Konzertbericht
Los Campesinos!

Bei einer Band, die immerhin acht Mitglieder hat, ist es nicht leicht, die herausragendste Eigenschaft der einzelnen Bandmitglieder in einem Satz zusammenzufassen. Daher ist es verziehen, wenn sich Kim und Ellen Campesinos!, die wir vor dem Gig der Band im Molotow trafen, dabei manchmal etwas schwer tun: „Ich bin......die Bass-Spielerin“, lacht Kim. „Und Ollie ist der, der sich immer nackt macht.“
Vielleicht hat sich ja Letzteres entweder zu viel oder zu wenig herumgesprochen, denn der Hamburger Club ist nur knapp zur Hälfte gefüllt – was natürlich aber auch am Datum gelegen haben kann, denn am St. Patrick's Day legt sich so mancher vielleicht lieber unter den Zapfhahn eines Guinness-Fasses, als zu den Los Campesinos! zu tanzen. Immerhin wurde auch innerhalb der Band ein passender grüner Hut erworben, erzählt Ellen: „Jeder hat ja auch irgendwo irisches Blut.“
Aber zurück zum Auftritt: An geringen Zuschauerzahlen leidet ja auch die Vorband, und so sind es dann nur wenige, die dem Auftritt von Copy Haho beiwohnen und noch weniger, die dieser zu interessieren scheint. Eigentlich ungerechtfertigt, denn eine Band, der die Presse Ähnlichkeiten zu Pavement zuschreiben kann, ohne sich lächerlich zu machen, und die dazu noch hin und wieder einen kleinen Hit wie „Wrong Direction“ aus dem Ärmel schütteln kann, der darf man zumindest ein Weilchen seine Aufmerksamkeit schenken.

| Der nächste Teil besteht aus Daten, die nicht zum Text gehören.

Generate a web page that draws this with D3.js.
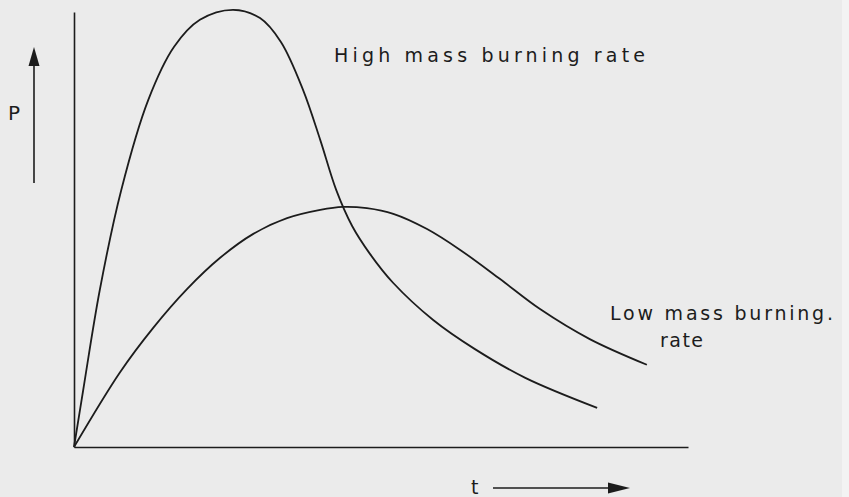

Aber wer weiß denn, wieviel das (größtenteils) U-18-Publikum überhaupt noch mit Pavement anfangen könnte? Oder, viel interessanter: Was es mit „Romance Is Boring“ anfangen würde, das zwar immer noch eine bunte Sammlung kleiner Indie-Pop-Songs, aber zunehmend ernster und weniger quirlig als noch „Hold On Now, Youngster...“ und „We Are Beautiful, We Are Doomed“ ist. Keine willkürliche Entwicklung: „Man wird mit den Jahren eben reifer und manchmal auch verbitterter“, erklärt Sängerin und Keyboarderin Kim, die der Band erst letztes Jahr beitrat. Ob es dennoch irgendein Element gäbe, ohne das Los Campesinos! nicht Los Campesinos! wären? „Wenn wir uns darüber jemals Gedanken gemacht hätten, würde wahrscheinlich auf jedem unserer Lieder ein Glockenspiel sein müssen.“
Ob es an mangelnden Glockenspielorgien liegt, ist unbekannt, aber neue Stücke werden heute eher verhalten aufgenommen, zum recht früh eingestreuten „Death To Los Campesinos!“ vom Debütalbum bewegt sich die Meute zum ersten Mal so wirklich, nur um später bei „A Heat Rash in the Shape of the Show Me State; or, Letters from Me to Charlotte“ oder anderen neuen Tracks den Stock zurück in den Popo zu stecken. Und a propos – warum die Band immer noch so unnormal lange Liedtitel bräuchte? „Gareth ist nun einmal ein Künstler und hat keine Lust, seine Texte auf zwei Wörter runterzubrechen“, so Ellen. „Und als Bonus gefällt es ihm, die Journalisten zu ärgern, die die Titel immer abtippen müssen.“
Grund genug für einen beleidigten Verriss wäre dieses Geständnis, wenn die Band nicht ansonsten so sympathisch rüberkommen würde: Sänger Gareth lässt sich seine Ansagen und Danksagungen nicht nehmen, obwohl seine Stimme nach der langen Tour schon wie die Darth Vaders klingt, die erst letztes Jahr in die Band gekommene Kim macht ihren Job an Mikro und Keyboard super und eine Band, die gegen Ende des Sets Songs wie „You! Me! Dancing!“ und „Sweet Dreams, Sweet Cheeks“ raushaut, muss man eigentlich sowieso liebhaben. Obwohl Ollie sich diesmal nicht nackt gemacht hat. Oder auch deswegen?